Gespräch mit Kardinal Höffner
Beide Pflegekinder berichteten, dass sie ein Gespräch mit dem damaligen Kölner Erzbischof Joseph Höffner (1906-1987) hatten, bevor U. sie aufnehmen durfte. Dies deckt sich mit einem Bericht des „Kölner Stadt-Anzeiger“ von Ende der 1980er-Jahre, den der Richter verlas. Darin ist von einer Sondererlaubnis des Kardinals die Rede. In der Sitzung am Freitag wurde zudem offenbar, dass dem Gericht weitere mögliche Opfer des Priesters bekannt sind.
Einem vom Erzbistum Köln in Auftrag gegebenen Missbrauchsgutachten zufolge gab es bereits 2011 Ermittlungen gegen U. Damals wurde der Pfarrer zunächst vom Dienst entpflichtet.

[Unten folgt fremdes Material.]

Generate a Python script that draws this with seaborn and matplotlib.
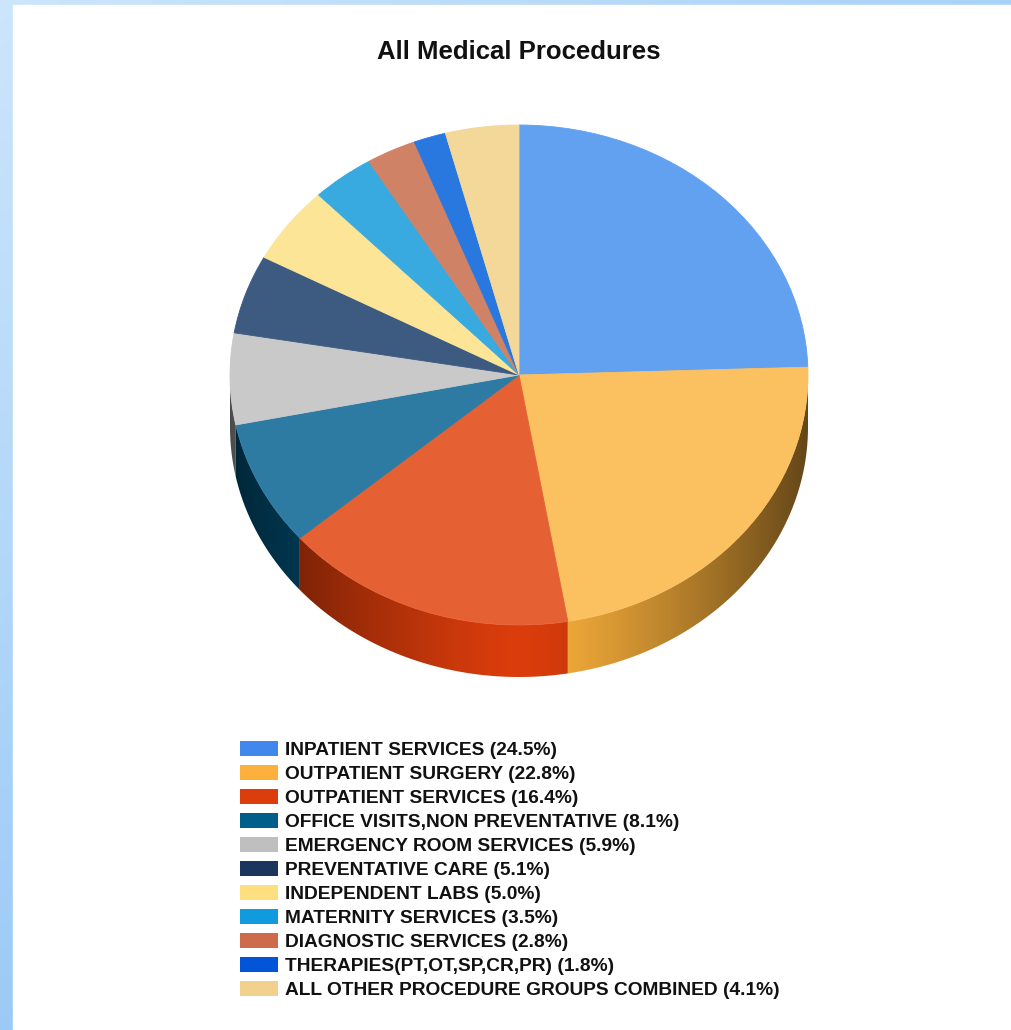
import numpy as np
import matplotlib
matplotlib.use("Agg")
import matplotlib.pyplot as plt
from matplotlib.patches import Patch, Rectangle, Polygon
import seaborn as sns

# data
categories = [
    "INPATIENT SERVICES",
    "OUTPATIENT SURGERY",
    "OUTPATIENT SERVICES",
    "OFFICE VISITS,NON PREVENTATIVE",
    "EMERGENCY ROOM SERVICES",
    "PREVENTATIVE CARE",
    "INDEPENDENT LABS",
    "MATERNITY SERVICES",
    "DIAGNOSTIC SERVICES",
    "THERAPIES(PT,OT,SP,CR,PR)",
    "ALL OTHER PROCEDURE GROUPS COMBINED",
]
shares = [24.5, 22.8, 16.4, 8.1, 5.9, 5.1, 5.0, 3.5, 2.8, 1.8, 4.1]

# legend colours and the (lighter) colours of the pie top
legend_colors = ["#4287ec", "#fbb13c", "#dc3d0c", "#005f8a", "#bfbfbf", "#1b355e",
                 "#fedf80", "#109bdf", "#cf6b4d", "#0355d8", "#f2d08d"]
top_colors = ["#62a0f0", "#fbc060", "#e56033", "#2d7ba3", "#c9c9c9", "#3d5a80",
              "#fde598", "#38aadf", "#d08266", "#2878e0", "#f4d89a"]

sns.set_theme(style="white")
plt.rcParams['font.family'] = ['Liberation Sans', 'DejaVu Sans']
plt.rcParams['text.color'] = '#111111'

W, H = 1011, 1030
fig = plt.figure(figsize=(W / 100, H / 100), dpi=100)

# blue frame in the background
bg = fig.add_axes([0, 0, 1, 1])
gx, gy = np.meshgrid(np.linspace(0, 1, 200), np.linspace(0, 1, 200))
t = np.clip(0.55 * gx + 0.75 * gy, 0, 1)
light = np.array([0.80, 0.90, 0.985])
dark = np.array([0.55, 0.76, 0.96])
img = light[None, None, :] * (1 - t[..., None]) + dark[None, None, :] * t[..., None]
bg.imshow(img, extent=[0, W, H, 0], aspect="auto")
bg.add_patch(Rectangle((13, 5), W, H, color="white"))
bg.set_xlim(0, W)
bg.set_ylim(H, 0)
bg.axis("off")

# pie axes: centre at pixel (519, 375), radii 289 x 250
cx, cy, rx, ry = 519, 375, 289, 250
left_px, right_px = cx - 1.1 * rx, cx + 1.1 * rx
top_px, bot_px = cy - 1.1 * ry, cy + 1.4 * ry
ax = fig.add_axes([left_px / W, 1 - bot_px / H, (right_px - left_px) / W, (bot_px - top_px) / H])

depth = 52 / ry
fracs = np.array(shares) / np.sum(shares)
edges = 90 - 360 * np.concatenate([[0], np.cumsum(fracs)])

# side wall of the 3D pie, shaded by horizontal position
xg = np.linspace(-1, 1, 400)
shade = 1 - 0.6 * np.abs(xg) ** 1.3
for i in range(len(shares)):
    a0, a1 = edges[i + 1], edges[i]
    base = np.array(matplotlib.colors.to_rgb(legend_colors[i]))
    grad = np.clip(base[None, None, :] * shade[None, :, None], 0, 1)
    for k in (-360, 0):
        s0 = max(a0, 180 + k)
        s1 = min(a1, 360 + k)
        if s1 <= s0:
            continue
        th = np.radians(np.linspace(s0, s1, 100))
        xs = np.concatenate([np.cos(th), np.cos(th[::-1])])
        ys = np.concatenate([np.sin(th), np.sin(th[::-1]) - depth])
        poly = Polygon(np.column_stack([xs, ys]), closed=True, facecolor="none", edgecolor="none")
        ax.add_patch(poly)
        im = ax.imshow(grad, extent=[-1, 1, -1 - depth, 0], aspect="auto", zorder=1,
                       interpolation="bilinear")
        im.set_clip_path(poly)

wedges, _ = ax.pie(shares, colors=top_colors, startangle=90, counterclock=False,
                   wedgeprops=dict(linewidth=0.6, edgecolor="none"))
for w, c in zip(wedges, top_colors):
    w.set_edgecolor(c)
    w.set_zorder(2)

ax.set_aspect("auto")
ax.set_xlim(-1.1, 1.1)
ax.set_ylim(-1.4, 1.1)
ax.axis("off")

fig.text(cx / W, 1 - 52 / H, "All Medical Procedures", ha="center", va="center",
         fontsize=18.5, fontweight="bold", color="#111111")

handles = [Patch(facecolor=c, edgecolor="none") for c in legend_colors]
labels = [f"{n} ({v:.1f}%)" for n, v in zip(categories, shares)]
fs = 13.8
fig.legend(handles, labels, loc="upper left", bbox_to_anchor=(240 / W, 1 - 741 / H),
           frameon=False, borderpad=0, borderaxespad=0,
           prop=dict(weight="bold", size=fs), labelcolor="#111111",
           handlelength=2.0, handleheight=0.84, handletextpad=0.37, labelspacing=0.30)

fig.savefig("out.png", dpi=100)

Nachdem die Ermittlungen eingestellt wurden, wurde er als Krankenhausseelsorger eingesetzt. Dem Hamburger Erzbischof Heße wirft das Gutachten in diesem Zusammenhang Fehler vor. Der heutige Kölner Erzbischof Rainer Maria Woelki rollte den Fall 2018 neu auf. Der Kardinal meldete ihn an die Staatsanwaltschaft und untersagte U. die Ausübung priesterlicher Dienste. 2020 klagte die Staatsanwaltschaft den Mann erstmals an.